The market's October swoon may have already caused investors to forget the third-quarter rally. If so, this week's earnings reports from asset managers should jog their memories, even if valuation concerns keep a lid on share prices.
"Average assets under management rose last quarter, and that's how the group makes its money, so you should see some strong performances," says Matt Snowling, analyst at Friedman Billings Ramsey. "We won't see the effects of the recent market pullback until next quarter."
For the benefit of those traders whose memories have taken a pounding along with their positions since the start of this month, the S&P 500 and the Russell 2000 indices were up 3.1% and 4.4%, respectively, from July through September. The Nasdaq Composite rose 4.6% over that time.

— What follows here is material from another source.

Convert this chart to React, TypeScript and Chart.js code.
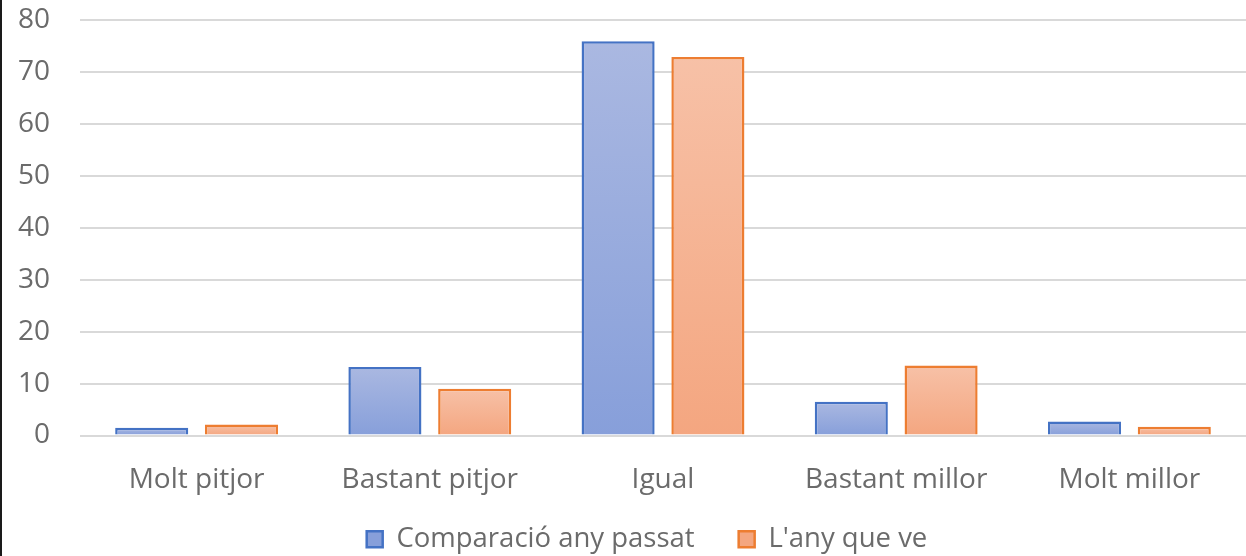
import React, { useEffect, useRef } from 'react';
import { Chart, registerables } from 'chart.js';

Chart.register(...registerables);

// ---- data ----
const categories: string[] = ['Molt pitjor', 'Bastant pitjor', 'Igual', 'Bastant millor', 'Molt millor'];
const seriesNames: string[] = ['Comparació any passat', "L'any que ve"];
const comparacioAnyPassat: number[] = [1.5, 13.2, 75.9, 6.5, 2.7];
const anyQueVe: number[] = [2.1, 9.0, 72.9, 13.5, 1.7];
const yMin = 0;
const yMax = 80;
const yStep = 10;

const TEXT = '#6b6b6b';
const FONT = "'Open Sans', 'DejaVu Sans', sans-serif";

function gradientFill(top: string, bottom: string, solid: string) {
  return (ctx: any) => {
    if (ctx.type !== 'data') return solid;
    const chart = ctx.chart;
    const y = chart.scales && chart.scales.y;
    if (!y) return solid;
    const v = ctx.raw as number;
    const p0 = y.getPixelForValue(v);
    const p1 = y.getPixelForValue(0);
    if (!isFinite(p0) || !isFinite(p1) || Math.abs(p1 - p0) < 0.5) return solid;
    const g = chart.ctx.createLinearGradient(0, p0, 0, p1);
    g.addColorStop(0, top);
    g.addColorStop(1, bottom);
    return g;
  };
}

const layoutTweak = {
  id: 'layoutTweak',
  afterLayout(chart: any) {
    const lg = chart.legend;
    if (lg) {
      const dy = 7;
      const dx = -16;
      lg.top += dy;
      lg.bottom += dy;
      lg.left += dx;
      lg.right += dx;
    }
    const x = chart.scales && chart.scales.x;
    if (x) {
      // let the category labels extend into the space above the legend
      x.bottom = x.top + 80;
    }
  },
};

export default function App() {
  const ref = useRef<HTMLCanvasElement | null>(null);

  useEffect(() => {
    document.body.style.margin = '0';
    const canvas = ref.current;
    if (!canvas) return;
    const chart = new Chart(canvas, {
      type: 'bar',
      data: {
        labels: categories,
        datasets: [
          {
            label: seriesNames[0],
            data: comparacioAnyPassat,
            backgroundColor: gradientFill('#aab8e1', '#879fda', '#98acdd'),
            borderColor: '#4472c4',
            borderWidth: 2.5,
            categoryPercentage: 0.77,
            barPercentage: 0.814,
          },
          {
            label: seriesNames[1],
            data: anyQueVe,
            backgroundColor: gradientFill('#f7c1a7', '#f4a680', '#f6b494'),
            borderColor: '#ed7d31',
            borderWidth: 2.5,
            categoryPercentage: 0.77,
            barPercentage: 0.814,
          },
        ],
      },
      options: {
        responsive: false,
        animation: false,
        devicePixelRatio: 1,
        layout: { padding: { top: 20, left: 0, right: 0, bottom: 0 } },
        plugins: {
          tooltip: { enabled: false },
          legend: {
            position: 'bottom',
            fullSize: false,
            labels: {
              color: TEXT,
              font: { family: FONT, size: 27.5 },
              boxWidth: 16,
              boxHeight: 16,
              padding: 44,
            },
          },
        },
        scales: {
          x: {
            grid: { display: false },
            border: { display: false },
            ticks: {
              color: TEXT,
              font: { family: FONT, size: 28 },
              padding: 20,
              maxRotation: 0,
              autoSkip: false,
            },
            afterFit: (s: any) => {
              s.height = 39;
            },
          },
          y: {
            min: yMin,
            max: yMax,
            grid: { color: '#d9d9d9', lineWidth: 2, drawTicks: false },
            border: { display: false },
            ticks: {
              stepSize: yStep,
              color: TEXT,
              font: { family: FONT, size: 28 },
              padding: 30,
            },
            afterFit: (s: any) => {
              s.width = 80;
              s.paddingTop = 10;
              s.paddingBottom = 10;
            },
          },
        },
      },
      plugins: [layoutTweak],
    });
    return () => chart.destroy();
  }, []);

  return (
    <div style={{ position: 'relative', width: 1246, height: 556, overflow: 'hidden', background: '#fff' }}>
      <canvas ref={ref} width={1246} height={556} style={{ position: 'absolute', left: 0, top: 0 }} />
      <div style={{ position: 'absolute', left: 0, top: 0, width: 2, height: 556, background: '#1a1a1a' }} />
    </div>
  );
}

In turn, the average diversified U.S. equity fund was up 4.7%, according to Lipper, a healthy return that has forced a number of analysts to up their earnings estimates for the likes of Alliance Capital Management (AC), T. Rowe Price (TROW - Get Report) and even beleaguered Janus Capital (JNS - Get Report) in recent weeks.Analysts have had to ratchet up their estimates even more for asset managers with strong international fund offerings, such as Franklin Resources (BEN - Get Report), after another strong performance by stocks overseas. The average non-U.S. fund was up 11% last quarter, with the average emerging markets fund up 17%. "U.S. money is looking for an alternative," says Snowling. "And when it comes to distribution, Franklin is second to none." Franklin reported September ending assets under management of $452.4 billion, up 6.3% over the prior quarter. The San Mateo, Calif., company releases fourth-quarter earnings Thursday, and analysts surveyed by Thomson First Call will be looking for a profit of $1.02 a share on sales of $758 million. A year earlier, the company earned 79 cents a share and had sales of $882 million.